In 1521, an inventory of the ten Vatican tapestries was made in their existing state, and although in 1527 they were dispersed, all ten had been returned sometime after 1550. There is no record of Raphael’s tapestries having been exhibited in London prior to 2010. In fact, at the time of Godwin's diary entry, apart from a brief showing at the Louvre during the French Revolution, they had not left the Vatican. In 1623 seven of the original cartoons were purchased by King Charles I to fabricate reconstructions at the Mortlake tapestry factory, and the finished products have remained in England ever since.

Godwin recorded seeing Raphael's tapestries on two occasions.

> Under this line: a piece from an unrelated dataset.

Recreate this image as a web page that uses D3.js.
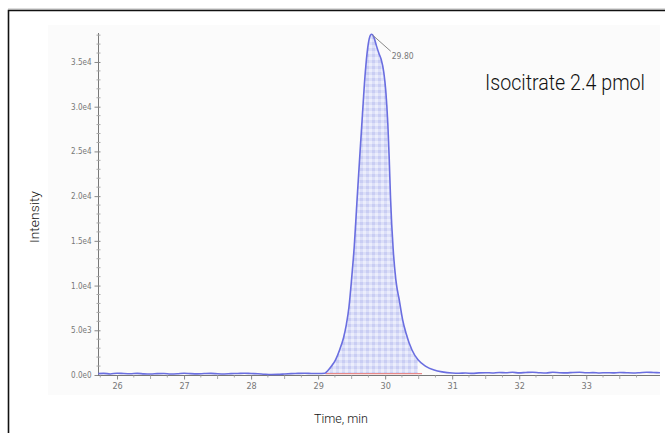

According to The Times, the 'nine magnificent tapestries...executed from the cartoons of Raphael, by order of Pope Leo X for King Henry VIII, sold by order of the Commonwealth, in 1649 among other property of King Charles I and puchased by the Spanish Ambassador...are just returned from Spain and open for public inspection...at the Egyptian Hall in Piccadilly' (10 November 1824).

See also John White and John Shearman, ‘Raphael's Tapestries and Their Cartoons’, The Art Bulletin, Vol. 40, No. 3 (Sep., 1958) and The Raphel Tapestry Cartoons at the Victoria and Albert Museum, London.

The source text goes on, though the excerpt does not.